Ed Miliband had been among those paying tribute to the party veteran and former Northern Ireland Secretary when he died on April 19, dubbing him a man who “spent his whole life trying to improve the lives of working people”.
Born in the Barnsley area of Yorkshire on April 18, 1924, he followed his father into the mining industry at the age of 14.
Not long after he began in the pits, he witnessed one miner being carried out dead following an accident, and narrowly escaped injury himself – or an even worse fate – when the roof of the colliery collapsed.
He became involved in the National Union of Mineworkers, and then in 1953 – aged 28 – he stood for election in Barnsley.
He went on to hold the seat for more than 30 years, during which time he rose through the party ranks.

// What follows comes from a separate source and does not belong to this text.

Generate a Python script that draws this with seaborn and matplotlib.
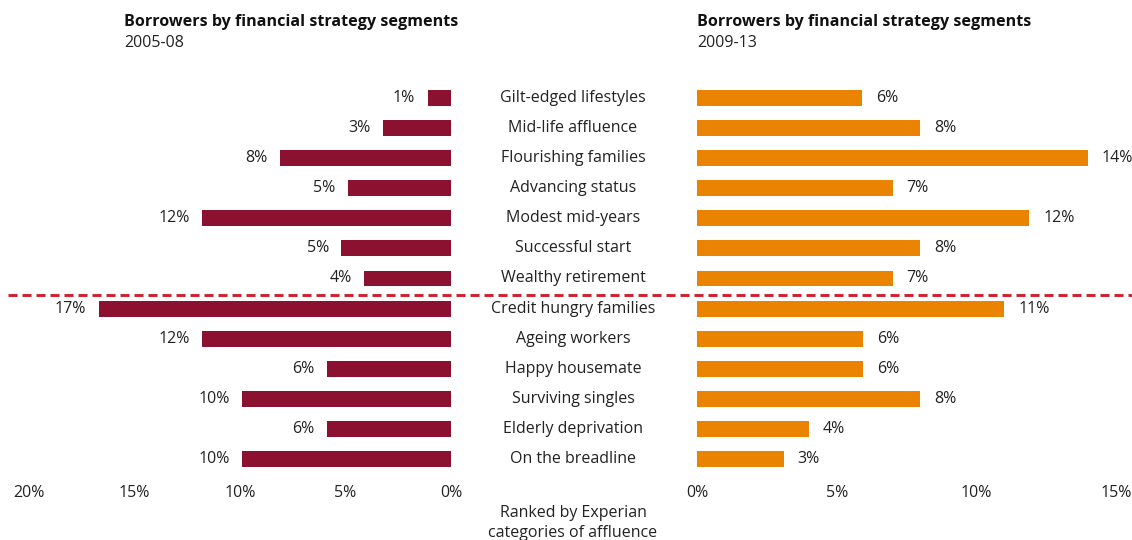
import matplotlib
matplotlib.use("Agg")
import matplotlib.pyplot as plt
import matplotlib.transforms as mtransforms
from matplotlib.lines import Line2D
import seaborn as sns
import pandas as pd

categories = ["Gilt-edged lifestyles", "Mid-life affluence", "Flourishing families",
              "Advancing status", "Modest mid-years", "Successful start",
              "Wealthy retirement", "Credit hungry families", "Ageing workers",
              "Happy housemate", "Surviving singles", "Elderly deprivation",
              "On the breadline"]
values_2005_08 = [1.1, 3.2, 8.1, 4.9, 11.8, 5.2, 4.1, 16.7, 11.8, 5.9, 9.9, 5.9, 9.9]
values_2009_13 = [5.9, 8.0, 14.0, 7.0, 11.9, 8.0, 7.0, 11.0, 5.95, 5.95, 8.0, 4.0, 3.1]
left_ticks = [20, 15, 10, 5, 0]
right_ticks = [0, 5, 10, 15]
title_text = "Borrowers by financial strategy segments"
left_sub = "2005-08"
right_sub = "2009-13"
bottom_text = "Ranked by Experian\ncategories of affluence"

df = pd.DataFrame({"segment": categories, "p1": values_2005_08, "p2": values_2009_13})

sns.set_theme(style="white")
plt.rcParams["font.family"] = ["Open Sans", "DejaVu Sans"]
TXT = "#222222"
MAROON = "#8C1131"
ORANGE = "#E98300"

W, H = 1132, 540
fig = plt.figure(figsize=(W / 100, H / 100), dpi=100)

top_px, bot_px = 83, 474
axL = fig.add_axes([29 / W, 1 - bot_px / H, 422 / W, (bot_px - top_px) / H])
axR = fig.add_axes([697 / W, 1 - bot_px / H, 419 / W, (bot_px - top_px) / H])

sns.barplot(data=df, x="p1", y="segment", ax=axL, color=MAROON, width=0.53,
            orient="h", saturation=1, linewidth=0, edgecolor="none")
sns.barplot(data=df, x="p2", y="segment", ax=axR, color=ORANGE, width=0.53,
            orient="h", saturation=1, linewidth=0, edgecolor="none")

axL.set_xlim(20, 0)
axR.set_xlim(0, 15)
axL.set_xticks(left_ticks)
axR.set_xticks(right_ticks)
axL.set_xticklabels([f"{t}%" for t in left_ticks])
axR.set_xticklabels([f"{t}%" for t in right_ticks])

for ax in (axL, axR):
    ax.set_ylim(len(categories) - 0.5, -0.5)
    ax.set_yticks([])
    ax.set_xlabel("")
    ax.set_ylabel("")
    for s in ax.spines.values():
        s.set_visible(False)
    ax.tick_params(axis="x", length=0, pad=8, labelsize=11.5, labelcolor=TXT)
    ax.set_facecolor("none")

axL.bar_label(axL.containers[0], labels=[f"{round(v)}%" for v in values_2005_08],
              padding=9, fontsize=11.5, color=TXT)
axR.bar_label(axR.containers[0], labels=[f"{round(v)}%" for v in values_2009_13],
              padding=10, fontsize=11.5, color=TXT)

# Category labels centered between panels
trans = mtransforms.blended_transform_factory(fig.transFigure, axL.transData)
for i, c in enumerate(categories):
    fig.text(573 / W, i, c, transform=trans, ha="center", va="center",
             fontsize=11.5, color=TXT)

# Dashed divider between the two groups
fig.add_artist(Line2D([8 / W, 1.0], [6.55, 6.55], transform=trans, color="#D0202E",
                      lw=2.1, linestyle=(0, (3.1, 1.7))))

# Titles
fig.text(124 / W, 1 - 22 / H, title_text, fontsize=11.6, fontweight="bold",
         color="#111111", ha="left", va="center")
fig.text(124 / W, 1 - 43 / H, left_sub, fontsize=11.5, color=TXT, ha="left", va="center")
fig.text(697 / W, 1 - 22 / H, title_text, fontsize=11.6, fontweight="bold",
         color="#111111", ha="left", va="center")
fig.text(697 / W, 1 - 43 / H, right_sub, fontsize=11.5, color=TXT, ha="left", va="center")

fig.text(573 / W, 1 - 505 / H, bottom_text, fontsize=11.5, color=TXT,
         ha="center", va="top", linespacing=1.3)

fig.savefig("out.png", dpi=100)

He was appointed defence secretary in 1974, and reportedly advised Prime Minister Wilson not to deploy British troops to break the anti-Sunningdale strike during the Ulster Workers’ Council strike, as well as overseeing the deployment of the SAS to the Province.
The Telegraph records that in 1976 his solid working-class credentials led him to fleetingly consider a leadership bid for the party.
Instead he was appointed Northern Ireland Secretary - a role he would occupy until 1979.
It followed the collapse of Sunningdale, and in 1976 he told the Labour Party conference: “Ulster has had enough of initiatives.”
Instead, his tenure in Northern Ireland was marked by a staunch commitment quelling the violence using the security forces.
During his time in office, the IRA began to reorganise itself into tighter, smaller local units, instead of larger regional hierarchies, in order to try to combat security forces’ efforts to wipe them out.
A number of sources quote Martin McGuinness as saying that, at the time, “Mason beat the **** out of us”.
Brian Elliott, a Yorkshire historian who has specialised in Lord Mason’s life, said: “He was determined that the terrorists should be treated as criminals rather than political prisoners and during the three years he lived at Stormont he lived and breathed the Troubles.”
His refusal to allow political status for prisoners was later continued by Thatcher.
But his tough focus on security, rather than politics, drew the ire of constitutional nationalist leader Gerry Fitt (who is said to have believed Mason set the Province back by up to 15 years as well as politicians in the Republic.
The left-wing magazine New Statesman, in an obituary headlined “Rest in peace, Roy Mason, and good riddance”, dubbed him “a truly terrible Secretary of State for Northern Ireland” for the same reason.
After Labour were defeated in 1979, he became Shadow Secretary of State. He later entered the House of Lords.
He remained committed to an uncompromising stance against terror, telling the House of Lords in 1988: “To defeat the terrorists there is a price to pay. There is the inconvenience, irritation, annoyance with police and Special Branch Officers and the curtailment of our total freedom and civil liberties.”
He later summed up the view as follows: “Some liberty must be sacrificed in the defence of liberty”.
His political activities declined in the last few years.
He suffered a stroke earlier in 2015 and had moved into a care home.
He died on April 19, 2015, aged 91.
A service was held at Ardsley crematorium on April 29, where he was cremated.
He is survived by his wife, Marjorie and daughters Susan and Jill.